Records shown =>
==================================================

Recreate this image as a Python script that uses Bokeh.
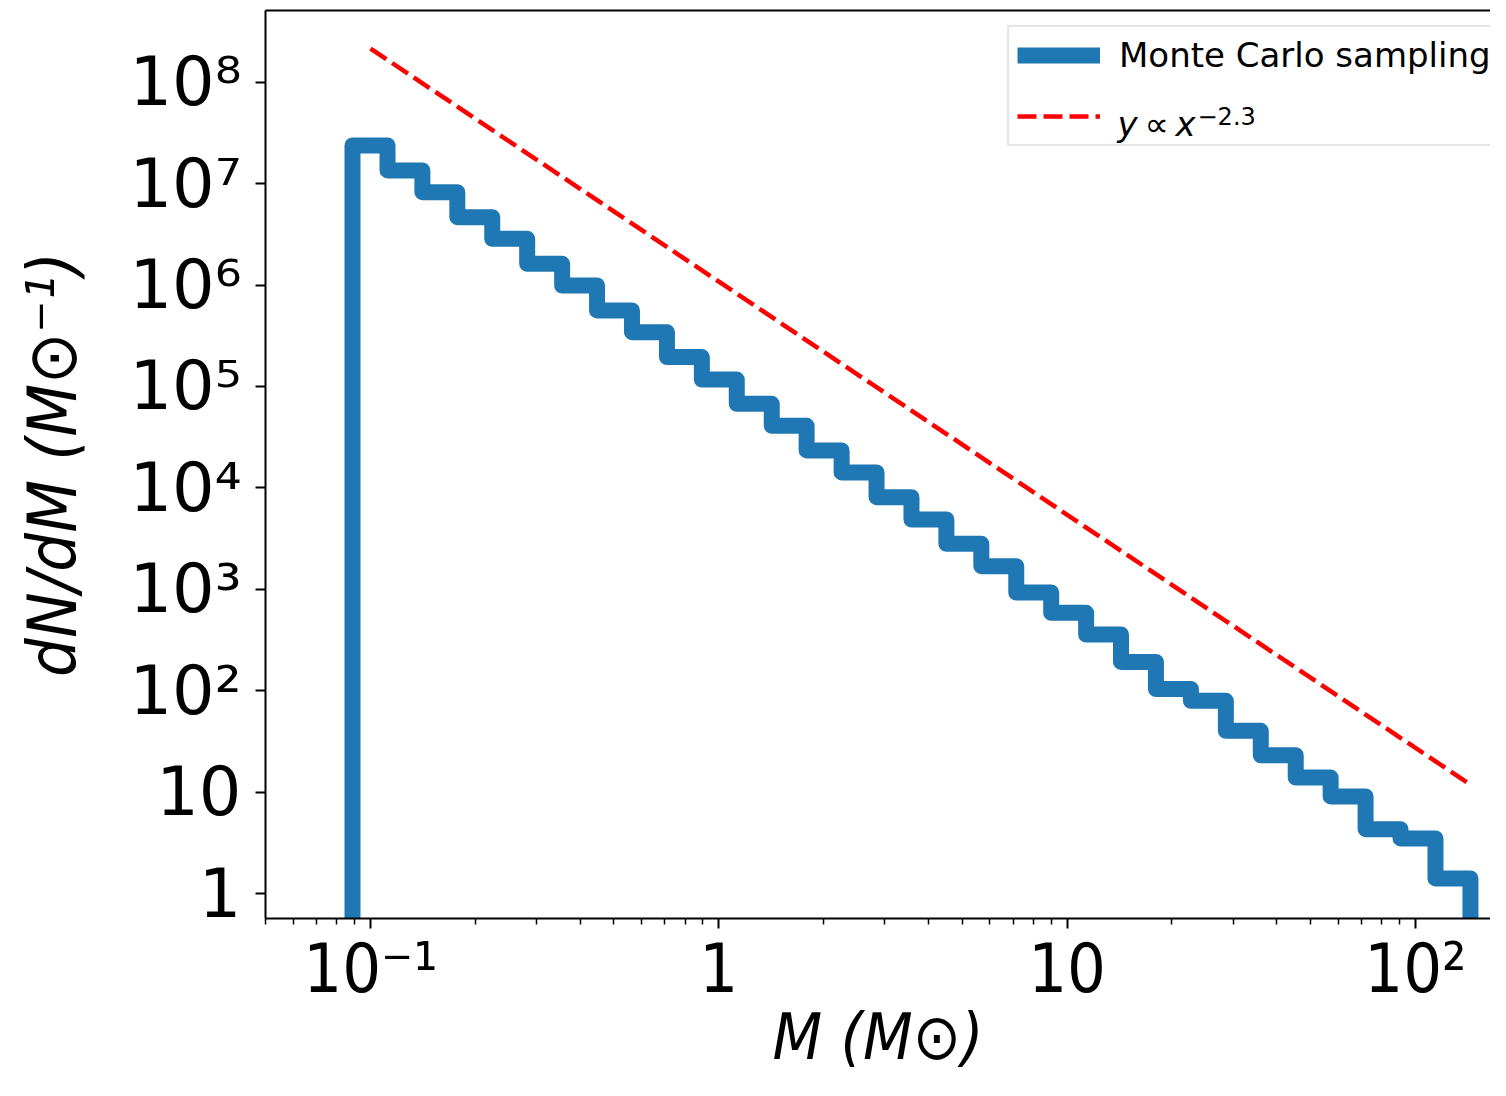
import numpy as np
from bokeh.plotting import figure
from bokeh.models import FixedTicker, LogAxis, Legend, LegendItem, Label, Range1d
from bokeh.embed import file_html
from bokeh.resources import INLINE

# ---- data ----
bin_edges = [0.08876, 0.1119, 0.1409, 0.1775, 0.2236, 0.2817, 0.3549, 0.4471,
             0.5632, 0.7096, 0.8939, 1.126, 1.419, 1.787, 2.252, 2.837, 3.574,
             4.502, 5.672, 7.145, 9.001, 11.34, 14.28, 17.99, 22.67, 28.56,
             35.98, 45.33, 57.10, 71.94, 90.63, 114.2, 143.9]
dndm = [2.38e7, 1.35e7, 8.24e6, 4.67e6, 2.86e6, 1.62e6, 9.9e5, 5.62e5,
        3.43e5, 1.95e5, 1.17e5, 6.75e4, 4.09e4, 2.34e4, 1.42e4, 8.09e3,
        4.88e3, 2.81e3, 1.69e3, 930, 586, 358, 192, 104, 79.4, 40.2,
        23.1, 13.9, 9.06, 4.31, 3.49, 1.41]
powerlaw_m = [0.1, 141.0]
powerlaw_y = [2.15e8, 12.4]

x_tick_values = [0.1, 1, 10, 100]
x_tick_labels = ["10⁻¹", "1", "10", "10²"]
y_tick_values = [1, 10, 100, 1e3, 1e4, 1e5, 1e6, 1e7, 1e8]
y_tick_labels = ["1", "10", "10²", "10³", "10⁴", "10⁵", "10⁶", "10⁷", "10⁸"]

x_lo, x_hi = 0.04994, 164.3
y_lo, y_hi = 0.567, 5.1e8
baseline = 1e-3  # histogram outer edges drop to zero (below the axis)

p = figure(width=1490, height=1080, x_axis_type="log", y_axis_type="log",
           x_range=Range1d(x_lo, x_hi), y_range=Range1d(y_lo, y_hi),
           output_backend="svg", toolbar_location=None,
           min_border_left=265, min_border_right=0, min_border_top=10,
           min_border_bottom=162)
p.outline_line_color = None
p.grid.visible = False
p.background_fill_color = "white"

xs = np.repeat(bin_edges, 2)
ys = np.concatenate([[baseline], np.repeat(dndm, 2), [baseline]])
step_r = p.line(xs, ys, line_color="#1f77b4", line_width=16, line_join="round")
pl_r = p.line(powerlaw_m, powerlaw_y, line_color="red", line_width=4.5,
              line_dash="19 7")

# axes
minor_x = [m * 10.0 ** d for d in range(-2, 3) for m in range(2, 10)
           if x_lo < m * 10.0 ** d < x_hi]
p.xaxis.ticker = FixedTicker(ticks=x_tick_values, minor_ticks=minor_x)
p.yaxis.ticker = FixedTicker(ticks=y_tick_values, minor_ticks=[])
p.xaxis.major_label_overrides = dict(zip(x_tick_values, x_tick_labels))
p.yaxis.major_label_overrides = dict(zip(y_tick_values, y_tick_labels))

for ax in (p.xaxis, p.yaxis):
    ax.axis_line_width = 2
    ax.axis_line_color = "black"
    ax.major_tick_line_width = 2
    ax.major_tick_line_color = "black"
    ax.minor_tick_line_width = 1.5
    ax.minor_tick_line_color = "black"
    ax.major_tick_out = 10
    ax.major_tick_in = 0
    ax.minor_tick_out = 6
    ax.minor_tick_in = 0
    ax.major_label_text_color = "black"
    ax.axis_label_text_color = "black"
    ax.axis_label_text_font_style = "italic"

p.xaxis.major_label_text_font = "DejaVu Sans Condensed"
p.xaxis.major_label_text_font_size = "68px"
p.xaxis.major_label_standoff = 0
p.xaxis.axis_label = "M (M⊙)"
p.xaxis.axis_label_text_font = "DejaVu Sans Condensed"
p.xaxis.axis_label_text_font_size = "64px"
p.xaxis.axis_label_standoff = -11

p.yaxis.major_label_text_font = "DejaVu Sans"
p.yaxis.major_label_text_font_size = "67px"
p.yaxis.major_label_standoff = 14
p.yaxis.axis_label = "dN/dM (M⊙⁻¹)"
p.yaxis.axis_label_text_font = "DejaVu Sans Condensed"
p.yaxis.axis_label_text_font_size = "68px"
p.yaxis.axis_label_standoff = 34

top_axis = LogAxis(ticker=FixedTicker(ticks=[], minor_ticks=[]),
                   major_tick_out=0, major_tick_in=0, minor_tick_out=0,
                   minor_tick_in=0, major_label_text_font_size="0px",
                   major_label_standoff=0, axis_line_width=2,
                   axis_line_color="black")
p.add_layout(top_axis, "above")

legend = Legend(items=[LegendItem(label="Monte Carlo sampling", renderers=[step_r]),
                       LegendItem(label=" ", renderers=[pl_r])],
                location=(742, 772), margin=0, padding=8,
                glyph_width=83, glyph_height=40, label_height=40,
                label_standoff=19, spacing=21,
                label_text_font="DejaVu Sans", label_text_font_size="34px",
                label_text_color="black",
                border_line_color="#cccccc", border_line_width=2,
                background_fill_alpha=0.0)
p.add_layout(legend)

p.add_layout(Label(x=852, y=795, x_units="screen", y_units="screen",
                   text="y\u2009∝\u2009x", text_font="DejaVu Sans",
                   text_font_style="italic", text_font_size="34px",
                   text_color="black", text_baseline="alphabetic",
                   text_align="left", level="overlay"))
p.add_layout(Label(x=932, y=803, x_units="screen", y_units="screen",
                   text="−2.3", text_font="DejaVu Sans",
                   text_font_size="24px", text_color="black",
                   text_baseline="alphabetic", text_align="left",
                   level="overlay"))

open("out.html", "w").write(file_html(p, INLINE))
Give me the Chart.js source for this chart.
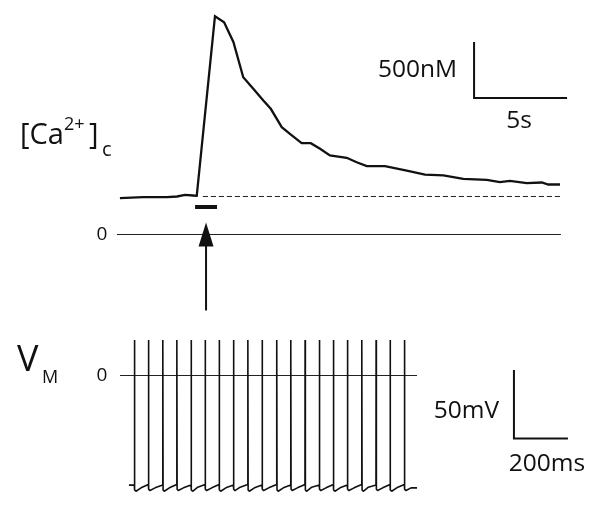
<!DOCTYPE html>
<html><head><meta charset="utf-8">
<script src="https://cdn.jsdelivr.net/npm/chart.js@4/dist/chart.umd.min.js"></script>
<style>html,body{margin:0;padding:0;background:#fff}#wrap{width:600px;height:513px}</style>
</head><body><div id="wrap"><canvas id="c" width="600" height="513"></canvas></div>
<script>
// ---------- Cytosolic calcium trace (time in s, concentration in nM) ----------
const caTime = [-4.09,-2.85,-1.56,-1.02,-0.59,-0.16,0.04,1.02,1.51,2.01,2.54,3.08,3.62,4.02,4.61,5.05,5.68,6.17,6.67,7.2,8.1,8.64,9.18,10.16,11.33,12.31,13.3,14.37,15.63,16.34,16.88,17.78,18.59,18.94,19.57];
const caConc = [85,94,94,100,115,109,106,1710,1656,1480,1165,1062,957,883,719,660,576,576,526,466,446,406,371,371,332,296,288,258,249,228,240,219,225,207,207];
const caBaseline = 100;            // nM, dashed resting level
const baselineSpan = [0.37, 19.6]; // s
const stimSpan = [-0.05, 1.13];    // s, stimulus bar
const stimZeroSpan = [-4.25, 19.62];
const caBar = {t: 14.95, c: 980, dt: 5, dc: 500};

// ---------- Membrane potential (time in ms, mV) ----------
const spikeTimes = [16,68,121,173,226,278,330,383,436,489,543,595,648,701,753,805,858,911,963,1016];
const spikePeak  = [26,26,26,26,26,26,26,26,26,26,26,26,26,26,26,26,26,26,26,26];
const preSpikeV  = [-80,-79.5,-80,-79.5,-80,-79.5,-79.5,-80,-79.5,-80,-79.5,-80,-79.5,-80,-79.5,-80,-79.5,-80,-79.5,-79.5];
const troughV    = [-84.5,-84,-84.5,-84,-84.5,-84,-84.5,-84,-84.5,-84,-84.5,-84,-84.5,-84,-84.5,-84,-84.5,-84,-84.5,-84];
const afterV     = [-82,-82,-82,-82,-81.5,-82,-82,-81.5,-82,-82,-82,-82,-81.5,-82,-82,-82,-81.5,-82,-82,-82];
const vmStart = {t: -4, v: -80};
const vmEnd = {t: 1063, v: -82};
const vmZeroSpan = [-37, 1063];
const vmBar = {t: 1422, v: -46, dt: 200, dv: 50};

// ---------- build datasets ----------
const caPts = caTime.map((t,i)=>({x:t, y:caConc[i]}));
const vmPts = [{x:vmStart.t, y:vmStart.v}];
spikeTimes.forEach((t,i)=>{
  vmPts.push({x:t, y:preSpikeV[i]});
  vmPts.push({x:t+0.5, y:spikePeak[i]});
  vmPts.push({x:t+1.5, y:troughV[i]+1});
  vmPts.push({x:t+6, y:troughV[i]});
  vmPts.push({x:t+25, y:afterV[i]});
});
vmPts.push({x:vmEnd.t, y:vmEnd.v});

const W = 600, H = 513;
function fitX(px, val, ppu){ return {min: val - px/ppu, max: val + (W-px)/ppu}; }
function fitY(py, val, ppu){ return {min: val - (H-py)/ppu, max: val + py/ppu}; }
const hid = {type:'linear', display:false};

const ink = '#111';
const annot = {
  id:'annot',
  afterDatasetsDraw(chart){
    const {ctx, scales} = chart;
    const xs = scales.xCa, ys = scales.yStim;
    ctx.save();
    // arrow from Vm to stimulus
    const ax = xs.getPixelForValue((stimSpan[0]+stimSpan[1])/2);
    const tip = ys.getPixelForValue(0) - 12;
    ctx.fillStyle = ink; ctx.strokeStyle = ink; ctx.lineWidth = 2;
    ctx.beginPath(); ctx.moveTo(ax, tip+20); ctx.lineTo(ax, tip+88); ctx.stroke();
    ctx.beginPath(); ctx.moveTo(ax, tip); ctx.lineTo(ax-7.5, tip+24); ctx.lineTo(ax+7.5, tip+24); ctx.closePath(); ctx.fill();
    // text
    ctx.fillStyle = '#111';
    ctx.textBaseline = 'alphabetic';
    const F = '"Open Sans"';
    ctx.textAlign='left';
    ctx.font = '29px '+F; ctx.fillText('[Ca', 20, 144);
    ctx.font = '18px '+F; ctx.fillText('2+', 64, 129.5);
    ctx.font = '29px '+F; ctx.fillText(']', 89, 144);
    ctx.font = '20px '+F; ctx.fillText('c', 102, 156);
    ctx.font = '36px '+F; ctx.fillText('V', 17, 371);
    ctx.font = '18px '+F; ctx.fillText('M', 42, 383);
    ctx.textBaseline = 'middle'; ctx.textAlign = 'center';
    ctx.font = '19px '+F;
    ctx.fillText('0', 102, ys.getPixelForValue(0));
    ctx.fillText('0', 102, scales.yVm.getPixelForValue(0));
    ctx.font = '24.5px '+F;
    ctx.textAlign = 'right';
    ctx.fillText('500nM', 457, 70);
    ctx.fillText('50mV', 499, 411);
    ctx.textAlign = 'center';
    ctx.fillText('5s', 519, 121);
    ctx.fillText('200ms', 547, 464);
    ctx.restore();
  }
};

new Chart(document.getElementById('c'), {
  type:'line',
  data:{datasets:[
    {data:caPts, xAxisID:'xCa', yAxisID:'yCa', borderColor:ink, borderWidth:2.3},
    {data:[{x:baselineSpan[0],y:caBaseline},{x:baselineSpan[1],y:caBaseline}], xAxisID:'xCa', yAxisID:'yCa', borderColor:'#222', borderWidth:1.2, borderDash:[5,3]},
    {data:[{x:stimSpan[0],y:1},{x:stimSpan[1],y:1}], xAxisID:'xCa', yAxisID:'yStim', borderColor:ink, borderWidth:4},
    {data:[{x:stimZeroSpan[0],y:0},{x:stimZeroSpan[1],y:0}], xAxisID:'xCa', yAxisID:'yStim', borderColor:'#222', borderWidth:1},
    {data:[{x:caBar.t,y:caBar.c+caBar.dc},{x:caBar.t,y:caBar.c},{x:caBar.t+caBar.dt,y:caBar.c}], xAxisID:'xCa', yAxisID:'yCa', borderColor:ink, borderWidth:2, borderJoinStyle:'miter'},
    {data:vmPts, xAxisID:'xVm', yAxisID:'yVm', borderColor:ink, borderWidth:1.6, borderJoinStyle:'bevel'},
    {data:[{x:vmZeroSpan[0],y:0},{x:vmZeroSpan[1],y:0}], xAxisID:'xVm', yAxisID:'yVm', borderColor:'#222', borderWidth:1},
    {data:[{x:vmBar.t,y:vmBar.v+vmBar.dv},{x:vmBar.t,y:vmBar.v},{x:vmBar.t+vmBar.dt,y:vmBar.v}], xAxisID:'xVm', yAxisID:'yVm', borderColor:ink, borderWidth:2, borderJoinStyle:'miter'}
  ]},
  options:{
    responsive:false, animation:false, devicePixelRatio:1, events:[],
    layout:{padding:0},
    elements:{point:{radius:0}, line:{tension:0, fill:false, borderCapStyle:'butt'}},
    plugins:{legend:{display:false}, tooltip:{enabled:false}, title:{display:false}},
    scales:{
      xCa:{...hid, position:'bottom', ...fitX(196, 0, 18.6)},
      yCa:{...hid, position:'left', ...fitY(196.5, caBaseline, 0.112)},
      yStim:{...hid, position:'left', ...fitY(234.5, 0, 27.5)},
      xVm:{...hid, position:'bottom', ...fitX(130, 0, 0.27)},
      yVm:{...hid, position:'left', ...fitY(375.5, 0, 1.37)}
    }
  },
  plugins:[annot]
});
</script></body></html>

==================================================

Look through the entries above and list every line containing "this".

Written solution =>
Recreate this image as a Python script that uses Bokeh.
Give me the Chart.js source for this chart.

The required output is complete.